Churkin reminded that Russian Foreign Minister Sergei Lavrov sent official requests to the OSCE, the Council of Europe, the International Committee of the Red Cross (ICRC) and the UN to establish a humanitarian mission in southeastern Ukraine.
Russia’s UN envoy also stressed that “Russia’s numerous calls to establish humanitarian corridors to withdraw civilians and children, and first and foremost seriously ill orphans, as well as to send Russian humanitarian aid, have been cynically rejected by Kiev.”
On Tuesday, the Russian Foreign Ministry said in a statement that Moscow would persistently promote the initiative on setting up a humanitarian mission in crisis-hit Ukraine.

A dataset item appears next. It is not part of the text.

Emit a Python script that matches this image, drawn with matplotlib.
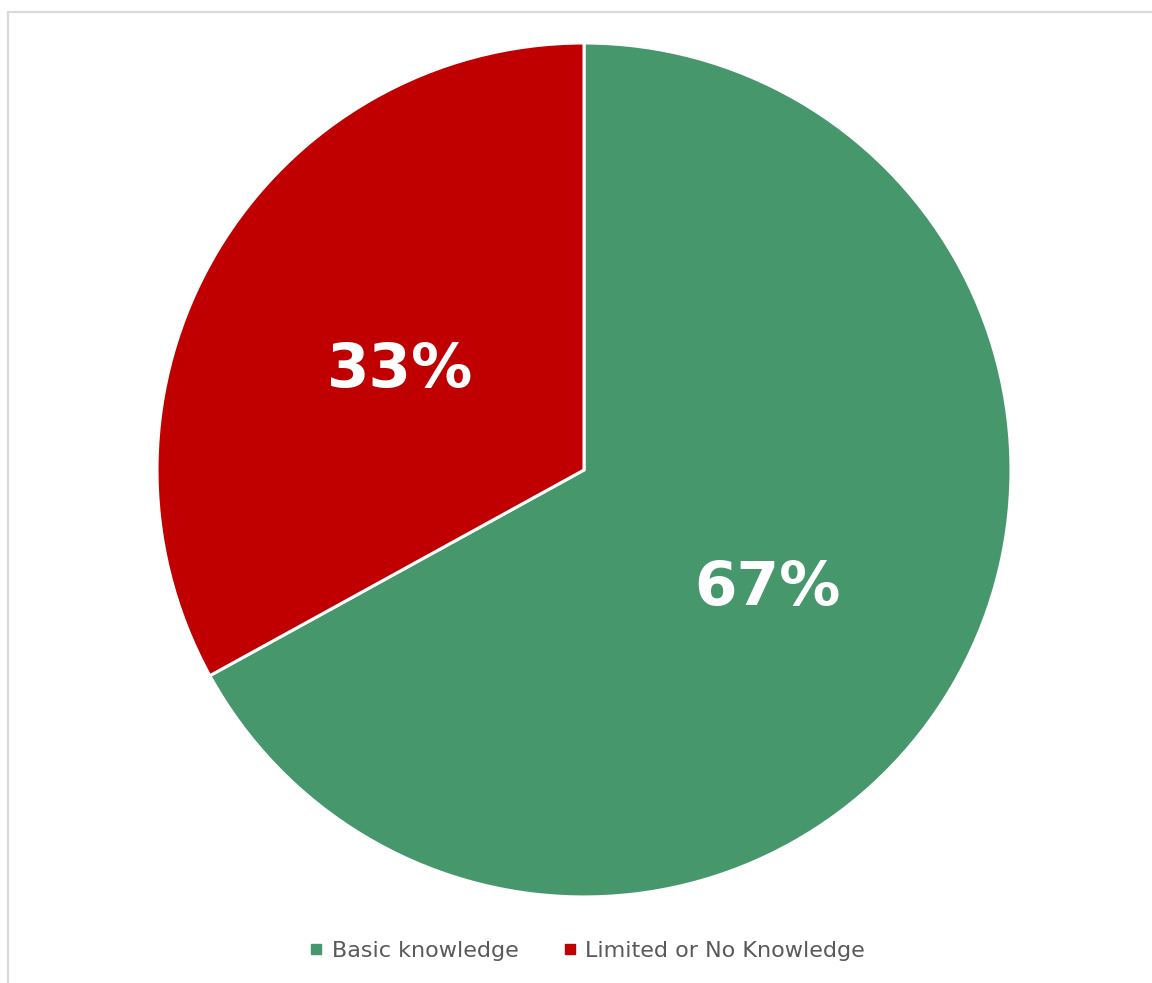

The ministry said citing a report by the mission of the United Nations Office for the Coordination of Humanitarian Affairs (OCHA), that since the start of the special operation in eastern Ukraine in mid-April, a total of 1,367 people have been killed and another 4,087 wounded, including 2,589 civilians and 29 children.
Kiev has been conducting a military operation targeting Luhansk and Donetsk regions, which refused to recognize the legitimacy of the new government and chose to pursue independence.
The operation has also forced 117,000 Ukrainians to flee their homes and cross into neighboring Russia in search of shelter. Nearly 3.9 million people who stayed are now trapped in the combat zone.